Roy Haynes Quartet • Out of the Afternoon

Impulse!/Analogue Productions A-23
200-gram LP
1963/2023

Music

Sound

by Dennis Davis | November 3, 2023

here are very few recordings I would call perfect, but this is one of them. Rudy Van Gelder recorded and Bob Thiele of Impulse! produced Out of the Afternoon, and it reflects the edgier, more modern sound of the label compared to others that regularly featured Van Gelder recordings. Roy Haynes, 98 years young as I type this, is one of the most recorded jazz drummers of all time, and not just because of his longevity. He was the drummer on many of the 20th century's most celebrated recordings and released dozens of titles as a leader.

And what a supporting cast. Roland Kirk, who later took the name Rahsaan Roland Kirk, was jazz’s most celebrated multi-instrumentalist -- someone who not only can play multiple instruments but who plays several at the same time.
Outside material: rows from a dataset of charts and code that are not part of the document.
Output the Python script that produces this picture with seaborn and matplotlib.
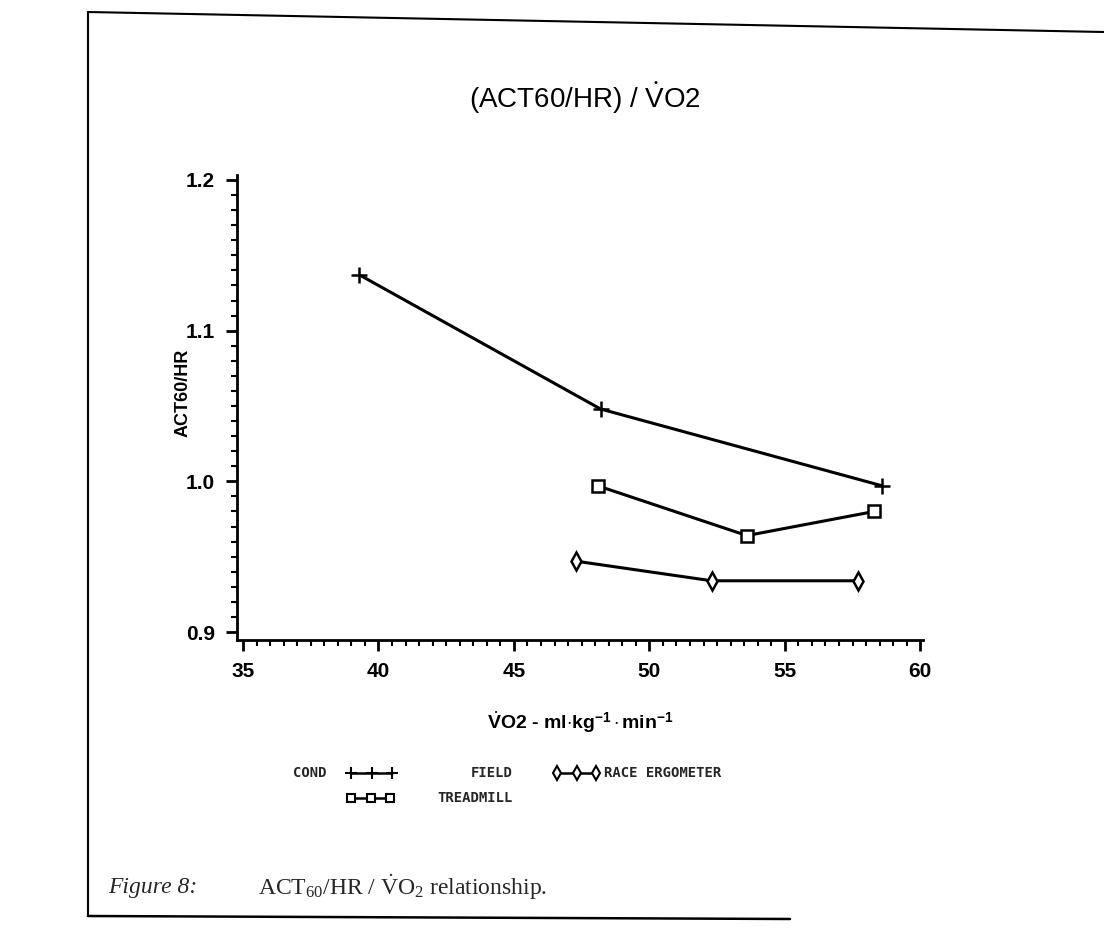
import matplotlib
matplotlib.use("Agg")
import matplotlib.pyplot as plt
from matplotlib.lines import Line2D
from matplotlib.ticker import MultipleLocator, FixedLocator
import seaborn as sns
import pandas as pd

# ---- data ----
conditions = ["FIELD", "TREADMILL", "RACE ERGOMETER"]
field_x = [39.3, 48.2, 58.6]
field_y = [1.137, 1.048, 0.997]
treadmill_x = [48.1, 53.6, 58.3]
treadmill_y = [0.997, 0.964, 0.980]
race_x = [47.3, 52.3, 57.7]
race_y = [0.947, 0.934, 0.934]
x_ticks = [35, 40, 45, 50, 55, 60]
y_ticks = [0.9, 1.0, 1.1, 1.2]
y_tick_labels = ["0.9", "1.0", "1.1", "1.2"]

df = pd.DataFrame({
    "vo2": field_x + treadmill_x + race_x,
    "ratio": field_y + treadmill_y + race_y,
    "cond": [conditions[0]] * 3 + [conditions[1]] * 3 + [conditions[2]] * 3,
})

sns.set_theme(style="white")
plt.rcParams["font.family"] = ["Liberation Sans Narrow", "Liberation Sans", "DejaVu Sans"]
plt.rcParams["mathtext.fontset"] = "custom"
plt.rcParams["mathtext.rm"] = "Liberation Serif"
plt.rcParams["mathtext.it"] = "Liberation Serif:italic"
plt.rcParams["mathtext.sf"] = "Liberation Sans"
plt.rcParams["mathtext.bf"] = "Liberation Sans:bold"

W, H = 1104, 947
fig = plt.figure(figsize=(W / 100, H / 100), dpi=100)
fig.patch.set_facecolor("white")

def fx(px):
    return px / W

def fy(py):
    return 1 - py / H

ax = fig.add_axes([fx(237), fy(640), fx(923) - fx(237), fy(175) - fy(640)])

markers = {"FIELD": "+", "TREADMILL": "s", "RACE ERGOMETER": "d"}
msizes = {"FIELD": 12, "TREADMILL": 8, "RACE ERGOMETER": 9}
for c in conditions:
    sub = df[df["cond"] == c]
    sns.lineplot(data=sub, x="vo2", y="ratio", color="black", marker=markers[c],
                 linewidth=2.2, markersize=msizes[c], markeredgewidth=1.8,
                 markerfacecolor="white", markeredgecolor="black", ax=ax,
                 legend=False)

ax.set_xlim(34.78, 60.1)
ax.set_ylim(0.8947, 1.2033)
ax.xaxis.set_major_locator(FixedLocator(x_ticks))
ax.xaxis.set_minor_locator(MultipleLocator(0.5))
ax.yaxis.set_major_locator(FixedLocator(y_ticks))
ax.set_yticklabels(y_tick_labels)
ax.yaxis.set_minor_locator(MultipleLocator(0.01))
for s in ["top", "right"]:
    ax.spines[s].set_visible(False)
for s in ["left", "bottom"]:
    ax.spines[s].set_color("black")
    ax.spines[s].set_linewidth(2.0)
ax.tick_params(axis="both", which="major", direction="out", length=8, width=2,
               color="black", labelsize=15, pad=8, bottom=True, left=True,
               labelcolor="black")
ax.tick_params(axis="both", which="minor", direction="out", length=4, width=1.5,
               color="black", bottom=True, left=True)
for lab in ax.get_xticklabels() + ax.get_yticklabels():
    lab.set_fontweight("bold")
ax.grid(False)

ax.set_xlabel(r"$\dot{\mathbf{V}}\mathbf{O2}$ - ml$\cdot$kg$^{\mathbf{-1}}\cdot$min$^{\mathbf{-1}}$",
              fontsize=14, fontweight="bold", color="black")
ax.xaxis.set_label_coords((580 - 237) / 686, -(722 - 640) / 465)
ax.xaxis.label.set_va("center")
ax.set_ylabel("ACT60/HR", fontsize=13, fontweight="bold", color="black")
ax.yaxis.set_label_coords((192 - 237) / 686, (640 - 393) / 465)

fig.text(fx(585), fy(98), r"(ACT60/HR) / $\dot{\mathsf{V}}$O2", ha="center", va="center",
         fontsize=20, family=["Liberation Sans", "DejaVu Sans"], color="black")

# ---- legend (SAS style) ----
mono = ["DejaVu Sans Mono"]
fig.text(fx(293), fy(773), "COND", fontsize=10, fontweight="bold", family=mono,
         ha="left", va="center")
def legend_key(x0, x1, y, marker, ms):
    xs = [fx(x0), fx((x0 + x1) / 2), fx(x1)]
    fig.add_artist(Line2D(xs, [fy(y)] * 3, transform=fig.transFigure, color="black",
                          linewidth=1.8, marker=marker, markersize=ms,
                          markeredgewidth=1.5, markerfacecolor="white",
                          markeredgecolor="black"))
legend_key(351, 392, 773, "+", 9)
legend_key(351, 390, 798, "s", 6)
legend_key(557, 596, 773, "d", 7)
fig.text(fx(513), fy(773), "FIELD", fontsize=10, fontweight="bold", family=mono,
         ha="right", va="center")
fig.text(fx(513), fy(798), "TREADMILL", fontsize=10, fontweight="bold", family=mono,
         ha="right", va="center")
fig.text(fx(604), fy(773), "RACE ERGOMETER", fontsize=10, fontweight="bold",
         family=mono, ha="left", va="center")

# ---- caption ----
fig.text(fx(108), fy(887), "Figure 8:", fontsize=17, style="italic",
         family=["Liberation Serif"], ha="left", va="center")
fig.text(fx(258), fy(887), r"ACT$_{60}$/HR / $\dot{\mathrm{V}}$O$_{2}$ relationship.",
         fontsize=17, family=["Liberation Serif"], ha="left", va="center")

# ---- page border of the scanned figure ----
fig.add_artist(Line2D([fx(88), fx(1104)], [fy(12), fy(32)], transform=fig.transFigure,
                      color="black", linewidth=1.5))
fig.add_artist(Line2D([fx(88), fx(88)], [fy(12), fy(916)], transform=fig.transFigure,
                      color="black", linewidth=1.5))
fig.add_artist(Line2D([fx(88), fx(790)], [fy(916), fy(919)], transform=fig.transFigure,
                      color="black", linewidth=1.8))

fig.savefig("out.png", dpi=100, facecolor="white")
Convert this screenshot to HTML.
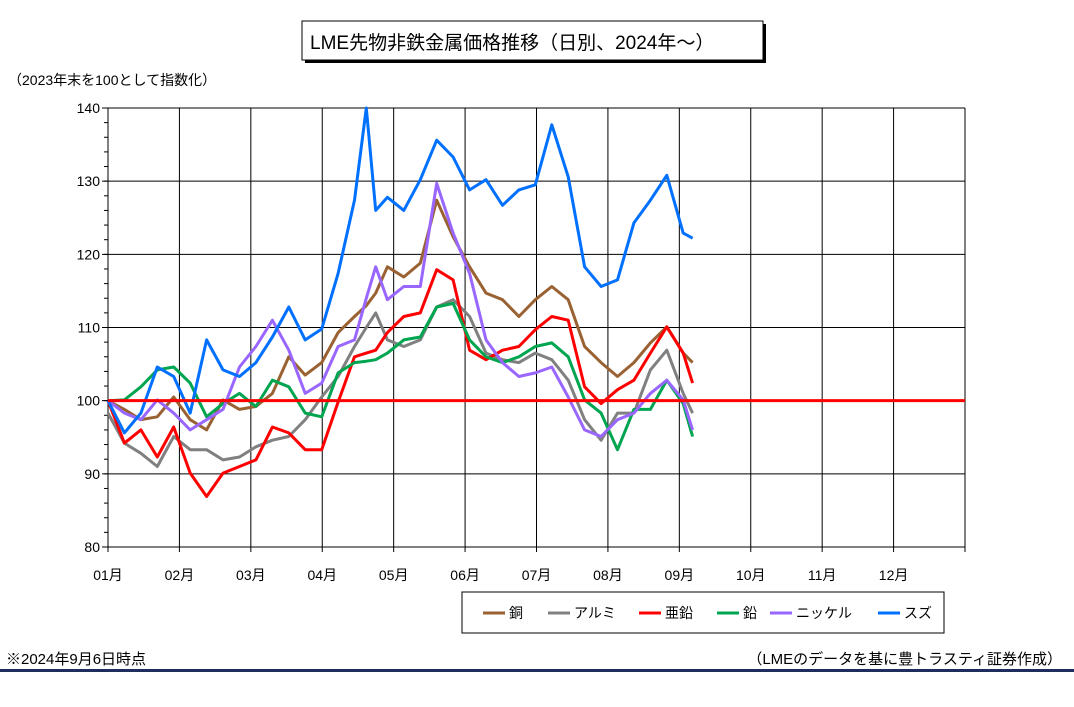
<!DOCTYPE html>
<html><head><meta charset="utf-8"><style>
body{margin:0;background:#fff;}
svg{display:block;font-family:"Liberation Sans","Noto Sans CJK JP",sans-serif;}
</style></head><body>
<svg id="chart" width="1074" height="707" viewBox="0 0 1074 707">
<rect x="305" y="24" width="461" height="39" fill="#000"/>
<rect x="302" y="21" width="461" height="39" fill="#fff" stroke="#000" stroke-width="1"/>
<text x="310" y="49" font-size="19">LME先物非鉄金属価格推移（日別、2024年～）</text>
<text x="8" y="85" font-size="14">（2023年末を100として指数化）</text>
<g id="grid"></g>
<g id="series"></g>
<rect x="462" y="592" width="482" height="41" fill="#fff" stroke="#000" stroke-width="1"/>
<g id="legend"></g>
<text x="6" y="664" font-size="15">※2024年9月6日時点</text>
<text x="1062" y="664" font-size="15" text-anchor="end">（LMEのデータを基に豊トラスティ証券作成）</text>
<rect x="0" y="669" width="1074" height="3" fill="#1f2d5c"/>
</svg>
<script>
const monthLabels=["01月","02月","03月","04月","05月","06月","07月","08月","09月","10月","11月","12月"];
const yTicks=[80,90,100,110,120,130,140];
const days=[0,7,14,21,28,35,42,49,56,63,70,77,84,91,98,105,110,114,119,126,133,140,147,154,161,168,175,182,189,196,203,210,217,224,231,238,245,249];
const copper=[100,98.8,97.4,97.8,100.5,97.4,96,100.1,98.8,99.2,101,106,103.5,105.2,109.3,111.5,113,114.7,118.3,116.9,118.8,127.4,122.4,118.3,114.7,113.8,111.5,113.8,115.6,113.8,107.4,105.2,103.3,105.2,107.9,110.1,106.5,105.2];
const aluminium=[98.3,94.2,92.8,91,95.1,93.3,93.3,91.9,92.3,93.7,94.6,95.1,97.4,100.5,103.3,107.4,110,112,108.3,107.4,108.3,112.8,113.8,111.5,106.5,105.6,105.2,106.5,105.6,102.8,97.4,94.6,98.3,98.3,104.2,106.9,101,98.3];
const zinc=[100,94.2,96,92.3,96.4,90.1,86.9,90.1,91,91.9,96.4,95.6,93.3,93.3,99.8,106,106.5,106.9,109.3,111.5,112,117.9,116.5,106.9,105.6,106.9,107.4,109.7,111.5,111,101.9,99.6,101.5,102.8,106.5,110.1,106.5,102.4];
const lead=[100,100.1,101.9,104.2,104.6,102.4,97.8,99.6,101,99.2,102.8,101.9,98.3,97.8,103.8,105.2,105.4,105.6,106.5,108.3,108.7,112.8,113.3,108.3,106,105.2,106,107.4,107.9,106,100.1,98.3,93.3,98.8,98.8,102.8,99.6,95.1];
const nickel=[100,98.3,97.4,100.1,98.3,96,97.4,98.8,104.6,107.4,111,106.9,101,102.4,107.4,108.3,114,118.3,113.8,115.6,115.6,129.7,122.9,117.4,108.3,105.2,103.3,103.8,104.6,100.5,96,95.1,97.4,98.3,101,102.8,100.1,96];
const tin=[100,95.6,98.3,104.6,103.3,98.3,108.3,104.2,103.3,105.2,108.7,112.8,108.3,109.8,117.4,127.4,140,126,127.8,126,130.2,135.6,133.3,128.8,130.2,126.7,128.8,129.5,137.7,130.6,118.3,115.6,116.5,124.3,127.4,130.8,122.9,122.2];
const seriesNames=["銅","アルミ","亜鉛","鉛","ニッケル","スズ"];
const seriesColors=["#9a6232","#808080","#ff0000","#00a550","#9966ff","#0070ff"];
const seriesData=[copper,aluminium,zinc,lead,nickel,tin];

const NS="http://www.w3.org/2000/svg";
const X0=108,X1=965,Y0=547,Y1=108,YMIN=80,YMAX=140;
const xDay=d=>X0+d*(X1-X0)/365;
const yVal=v=>Y0-(v-YMIN)*(Y0-Y1)/(YMAX-YMIN);
function mk(tag,attrs,parent){const e=document.createElementNS(NS,tag);for(const k in attrs)e.setAttribute(k,attrs[k]);parent.appendChild(e);return e;}
const grid=document.getElementById('grid');
for(let v=YMIN;v<=YMAX;v+=2){
  const t=mk('line',{x1:X0-4,x2:X0,y1:yVal(v),y2:yVal(v),stroke:'#000','stroke-width':1},grid);
  
  
}
yTicks.forEach(v=>{
  const l=mk('line',{x1:X0-6,x2:X1,y1:yVal(v),y2:yVal(v),stroke:'#000','stroke-width':1},grid);
  
  
  const t=mk('text',{x:X0-8,y:yVal(v)+5,'font-size':14,'text-anchor':'end'},grid);
  t.textContent=v;
  
  
});
for(let m=0;m<=12;m++){
  const x=X0+m*(X1-X0)/12;
  const l=mk('line',{x1:x,x2:x,y1:Y1,y2:Y0+5,stroke:'#000','stroke-width':1},grid);
  
  
  if(m<12){
    const t=mk('text',{x:x,y:580,'font-size':14,'text-anchor':'middle'},grid);
    t.textContent=monthLabels[m];
    
    
  }
}
const sg=document.getElementById('series');
seriesData.forEach((arr,i)=>{
  const pts=arr.map((v,j)=>xDay(days[j]).toFixed(1)+','+yVal(v).toFixed(1)).join(' ');
  const p=mk('polyline',{points:pts,fill:'none',stroke:seriesColors[i],'stroke-width':3,'stroke-linejoin':'round'},sg);
  
  
});
const base=mk('line',{x1:X0,x2:X1,y1:yVal(100),y2:yVal(100),stroke:'#ff0000','stroke-width':3},sg);


const lg=document.getElementById('legend');
const lx=[483,548,639,717,770,878];
seriesNames.forEach((n,i)=>{
  const l=mk('line',{x1:lx[i],x2:lx[i]+22,y1:613,y2:613,stroke:seriesColors[i],'stroke-width':3},lg);
  
  
  const t=mk('text',{x:lx[i]+26,y:618,'font-size':14},lg);
  t.textContent=n;
  
  
});
</script>
</body></html>
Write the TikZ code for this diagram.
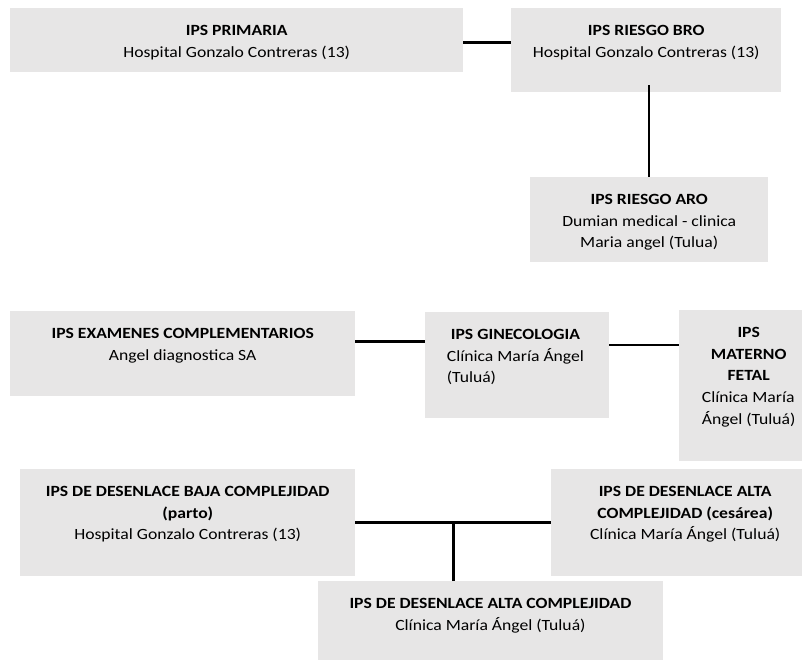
\documentclass[tikz,border=0pt]{standalone}
\usepackage{fontspec}
\setmainfont{Carlito}[FakeStretch=1.13]
\definecolor{boxgray}{RGB}{231,230,230}
\begin{document}
\begin{tikzpicture}[x=1pt,y=-1pt,
  box/.style 2 args={fill=boxgray, draw=none, inner sep=0pt, anchor=north west, minimum width=#1, minimum height=#2},
  txt/.style={inner sep=0pt, font=\fontsize{15.6}{21.7}\selectfont, text=black},
  conn/.style={line width=2.5pt, black}]
\useasboundingbox (0,0) rectangle (802,660);
\clip (0,0) rectangle (802,660);
% boxes
\node[box={453}{64}]   (prim) at (10,8) {};
\node[box={270}{84}]   (bro)  at (511,8) {};
\node[box={238}{85}]   (aro)  at (530,177) {};
\node[box={345}{85}]   (exam) at (10,311) {};
\node[box={184}{106}]  (gine) at (425,312) {};
\node[box={136}{151}]  (mat)  at (679,310) {};
\node[box={335}{107}]  (baja) at (20,469) {};
\node[box={268}{107}]  (ces)  at (551,469) {};
\node[box={344.5}{110}](alta) at (318,581) {};
% texts
\node[txt, anchor=north] (primt) at ([yshift=-12pt]prim.north) {\begin{tabular}{@{}c@{}}\textbf{IPS PRIMARIA}\\ Hospital Gonzalo Contreras (13)\end{tabular}};
\node[txt, anchor=north] (brot) at ([yshift=-12pt]bro.north) {\begin{tabular}{@{}c@{}}\textbf{IPS RIESGO BRO}\\ Hospital Gonzalo Contreras (13)\end{tabular}};
\node[txt, anchor=north] (arot) at ([yshift=-12pt]aro.north) {\begin{tabular}{@{}c@{}}\textbf{IPS RIESGO ARO}\\ Dumian medical - clinica\\ Maria angel (Tulua)\end{tabular}};
\node[txt, anchor=north] (examt) at ([yshift=-12pt]exam.north) {\begin{tabular}{@{}c@{}}\textbf{IPS EXAMENES COMPLEMENTARIOS}\\ Angel diagnostica SA\end{tabular}};
\node[txt, anchor=north west] (ginet) at ([xshift=21.7pt,yshift=-12pt]gine.north west) {\begin{tabular}{@{}l@{}}\multicolumn{1}{@{}c@{}}{\textbf{IPS GINECOLOGIA}}\\ Clínica María Ángel\\ (Tuluá)\end{tabular}};
\node[txt, anchor=north west] (matt) at ([xshift=22.7pt,yshift=-12pt]mat.north west) {\begin{tabular}{@{}l@{}}\multicolumn{1}{@{}c@{}}{\textbf{IPS}}\\ \multicolumn{1}{@{}c@{}}{\textbf{MATERNO}}\\ \multicolumn{1}{@{}c@{}}{\textbf{FETAL}}\\ Clínica María\\ Ángel (Tuluá)\end{tabular}};
\node[txt, anchor=north] (bajat) at ([yshift=-12pt]baja.north) {\begin{tabular}{@{}c@{}}\textbf{IPS DE DESENLACE BAJA COMPLEJIDAD}\\ \textbf{(parto)}\\ Hospital Gonzalo Contreras (13)\end{tabular}};
\node[txt, anchor=north] (cest) at ([yshift=-12pt]ces.north) {\begin{tabular}{@{}c@{}}\textbf{IPS DE DESENLACE ALTA}\\ \textbf{COMPLEJIDAD (cesárea)}\\ Clínica María Ángel (Tuluá)\end{tabular}};
\node[txt, anchor=north] (altat) at ([yshift=-12pt]alta.north) {\begin{tabular}{@{}c@{}}\textbf{IPS DE DESENLACE ALTA COMPLEJIDAD}\\ Clínica María Ángel (Tuluá)\end{tabular}};
% connectors
\draw[conn] ([yshift=-34.7pt]prim.north east) -- ([yshift=-34.7pt]prim.north east -| bro.west);
\draw[conn] (aro.north) -- ([yshift=7pt]aro.north |- bro.south);
\draw[conn] ([yshift=-30.7pt]exam.north east) -- ([yshift=-30.7pt]exam.north east -| gine.west);
\draw[conn] ([yshift=-33pt]gine.north east) -- ([yshift=-33pt]gine.north east -| mat.west);
\draw[conn] (baja.east) -- (ces.west);
\coordinate (tee) at ([xshift=135.3pt]alta.north west);
\draw[conn] (tee) -- ([yshift=1.5pt]tee |- baja.east);
\end{tikzpicture}
\end{document}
His main instruments were tenor saxophone and flute, and he would appear onstage with several instruments hanging from his neck. Blind from the age of two, Kirk died at 42 from a stroke, but he recorded two and a half dozen albums as a leader and a handful as a sideman, mostly with Quincy Jones and Charles Mingus.

For this outing, Kirk plays tenor sax, manzello (a modified soprano sax with an upturned bell), stritch (similar to an alto sax), C flute and nose flute. He sometimes plays the first three at the same time. Henry Grimes is on bass and Tommy Flanagan is on piano. Grimes played alongside many of the greatest leaders, including Rollins, Monk and Mingus, before specializing in free jazz. His ability to straddle styles is apparent here. Tommy Flanagan is one of the most-beloved jazz sidemen; he played with Miles Davis, Sonny Rollins, John Coltrane and, for a long time, Ella Fitzgerald.

The album is split between Haynes originals and jazz standards. The performances are outstanding throughout and all of the quartet members are at their peak. Two cuts stand out. “Moon Ray,” composed by Artie Shaw and performed by his orchestra, and later recorded by several big-band singers, is transformed into exactly what you might expect from Kirk reimagining Shaw. It is a wild ride. Flip the LP over and the opening cut of side two, Haynes’s composition “Snap Crackle,” with Kirk’s electrifying flute solo, is equally compelling. After hearing this record for the first time, I went down the rabbit hole, collecting every Kirk recording I could find. That added a couple dozen LPs to my shelves, yet none of these has eclipsed Out of the Afternoon, which remains on my short list of records I would hate to be without.

This reissue, part of the Acoustic Sounds Series, was remastered by Ryan K. Smith at Sterling Sound and pressed at Quality Record Pressings. It is enclosed in a deluxe gatefold jacket produced by Stoughton Printing. The Bert Goldblatt photograph on the cover is, if anything, better reproduced than that of the original album. It's gorgeous in every way.

I have listened to this music over the years with a white-label mono original pressing. The session was recorded in stereo and mixed to mono for that release, and I am won over by the stereo imaging of this reissue. I will not say that the soundstage is a perfect facsimile of a jazz ensemble, but it is exceptionally good, with drums in one channel, Kirk in the other, piano dead center and bass a bit to one side. The tonal color and frequency extension of the reissue are slightly better than the mono original's, so I will be listening to the Acoustic Sounds version from here on. This is easily one of the best reissues of the year -- an album of all hits and no misses.